> **EXERCISE PROMPT**
Give again only those lines from the start of the entries through the line holding "import seaborn as sns", leaving them as they are.
#####
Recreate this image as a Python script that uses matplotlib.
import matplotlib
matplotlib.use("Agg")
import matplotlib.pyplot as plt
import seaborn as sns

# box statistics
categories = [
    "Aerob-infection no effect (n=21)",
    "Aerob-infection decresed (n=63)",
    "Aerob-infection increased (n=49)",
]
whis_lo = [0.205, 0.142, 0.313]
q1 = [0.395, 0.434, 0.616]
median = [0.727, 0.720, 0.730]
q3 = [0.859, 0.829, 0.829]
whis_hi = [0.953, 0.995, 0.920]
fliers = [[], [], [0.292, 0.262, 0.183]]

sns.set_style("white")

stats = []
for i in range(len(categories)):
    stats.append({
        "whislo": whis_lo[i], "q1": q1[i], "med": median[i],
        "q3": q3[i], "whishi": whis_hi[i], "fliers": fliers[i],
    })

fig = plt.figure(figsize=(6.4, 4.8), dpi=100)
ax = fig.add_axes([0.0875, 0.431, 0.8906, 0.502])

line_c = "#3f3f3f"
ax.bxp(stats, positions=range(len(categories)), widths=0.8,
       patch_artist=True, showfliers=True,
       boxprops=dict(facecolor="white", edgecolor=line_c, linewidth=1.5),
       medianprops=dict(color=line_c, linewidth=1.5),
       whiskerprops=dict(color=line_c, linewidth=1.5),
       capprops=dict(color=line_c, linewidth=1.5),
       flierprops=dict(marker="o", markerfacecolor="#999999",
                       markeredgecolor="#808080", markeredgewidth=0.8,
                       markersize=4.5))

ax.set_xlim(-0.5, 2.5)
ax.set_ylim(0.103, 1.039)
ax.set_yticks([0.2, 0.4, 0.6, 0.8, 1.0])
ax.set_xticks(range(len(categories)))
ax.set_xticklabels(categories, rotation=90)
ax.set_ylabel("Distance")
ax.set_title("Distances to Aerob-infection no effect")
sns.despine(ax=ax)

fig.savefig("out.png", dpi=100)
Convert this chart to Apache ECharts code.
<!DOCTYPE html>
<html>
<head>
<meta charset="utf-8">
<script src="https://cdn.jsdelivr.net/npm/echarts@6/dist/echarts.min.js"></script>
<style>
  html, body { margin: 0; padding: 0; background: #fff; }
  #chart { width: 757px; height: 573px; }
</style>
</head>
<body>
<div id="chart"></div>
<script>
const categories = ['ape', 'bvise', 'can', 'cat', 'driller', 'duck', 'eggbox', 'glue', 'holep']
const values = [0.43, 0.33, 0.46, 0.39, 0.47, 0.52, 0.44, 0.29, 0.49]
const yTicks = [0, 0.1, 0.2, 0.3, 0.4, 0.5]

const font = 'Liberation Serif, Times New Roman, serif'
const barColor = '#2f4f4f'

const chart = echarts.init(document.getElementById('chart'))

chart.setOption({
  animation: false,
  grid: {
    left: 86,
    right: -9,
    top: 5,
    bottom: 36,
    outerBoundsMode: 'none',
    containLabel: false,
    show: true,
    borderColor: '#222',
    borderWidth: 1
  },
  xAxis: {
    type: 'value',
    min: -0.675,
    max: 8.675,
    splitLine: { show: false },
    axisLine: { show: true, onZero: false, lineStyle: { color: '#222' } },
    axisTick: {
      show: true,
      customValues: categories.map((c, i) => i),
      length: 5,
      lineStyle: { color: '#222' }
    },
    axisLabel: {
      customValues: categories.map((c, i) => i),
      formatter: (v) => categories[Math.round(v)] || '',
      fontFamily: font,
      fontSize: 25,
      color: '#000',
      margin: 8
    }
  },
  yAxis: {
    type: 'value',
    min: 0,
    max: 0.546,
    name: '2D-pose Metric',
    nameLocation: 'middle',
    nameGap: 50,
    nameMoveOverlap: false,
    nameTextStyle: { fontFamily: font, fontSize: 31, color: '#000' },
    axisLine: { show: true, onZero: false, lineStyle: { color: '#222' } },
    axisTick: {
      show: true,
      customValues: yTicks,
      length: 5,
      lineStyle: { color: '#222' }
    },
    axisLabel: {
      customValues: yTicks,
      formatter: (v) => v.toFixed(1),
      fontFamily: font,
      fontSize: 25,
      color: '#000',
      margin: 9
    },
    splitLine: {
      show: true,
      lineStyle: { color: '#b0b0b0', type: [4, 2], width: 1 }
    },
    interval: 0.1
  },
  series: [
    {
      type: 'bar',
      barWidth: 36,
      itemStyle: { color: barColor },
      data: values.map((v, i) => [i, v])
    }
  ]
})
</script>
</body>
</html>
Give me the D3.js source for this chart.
#####
> **WORKED ANSWER**
Recreate this image as a Python script that uses matplotlib.
import matplotlib
matplotlib.use("Agg")
import matplotlib.pyplot as plt
import seaborn as sns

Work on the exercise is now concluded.